The defence ministry did not respond to a request for comment but set aside some 8bn pesos for the airline in the 2024 draft budget. López Obrador said tickets would go on sale this month between the new airport and major cities already covered by private sector companies, such as Guadalajara and Monterrey.
He says the military airline will be 20 per cent cheaper than commercial carriers, something the aviation sector is watching closely to spot any subsidies that might breach Mexican competition law.
“Mexico is very well served by low-cost carriers,” O’Driscoll said. “They have very new fleets, they have high order books, they’re well-funded. There’s no obvious need for a new competitor.”
A major stakeholder in the future of Mexican aviation is the US. With hundreds of daily flights between the two countries, it is one of the world’s busiest cross-border routes.
This week Mexico regained its Category 1 rating from the US Federal Aviation Administration after more than two years with a lower rating because of safety concerns. The upgrade allows the country to once again add new flights and routes to the US, and for US airlines to sell tickets on Mexican-operated flights.
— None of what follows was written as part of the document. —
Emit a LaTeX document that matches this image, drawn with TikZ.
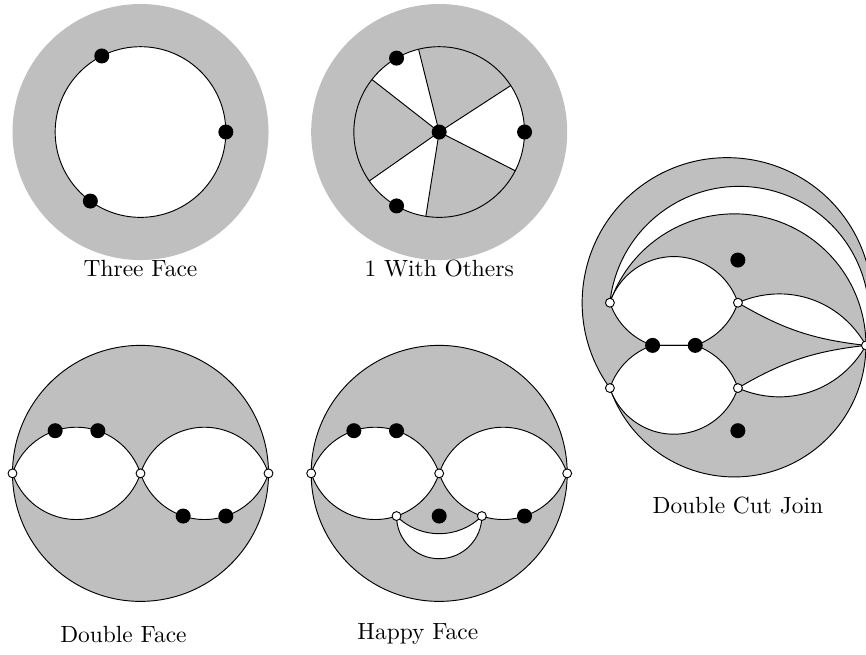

But the Mexican leader’s decision to limit cargo flights has raised concerns in Washington. Transportation secretary Pete Buttigieg visited López Obrador in June to discuss the move, which meant companies faced delays and higher costs as they awaited the new transport infrastructure.
The US has avoided publicly criticising Mexico’s government, whose co-operation it needs in areas such as migration and security.
But in a July letter the Department of Transport said Mexico was not fully implementing a liberalised transport deal between the two nations, citing “recent actions the government of Mexico has taken affecting US carrier operations at Benito Juárez international airport”.
As a result it suspended an application from Mexican airline VivaAerobus and US counterpart Allegiant for antitrust immunity, showing how integration between the two nations is already being affected.
“The unilateral decisions without consultation or good analytical study — that’s what’s hurting the industry, the growth and the passengers ultimately,” Cerda said.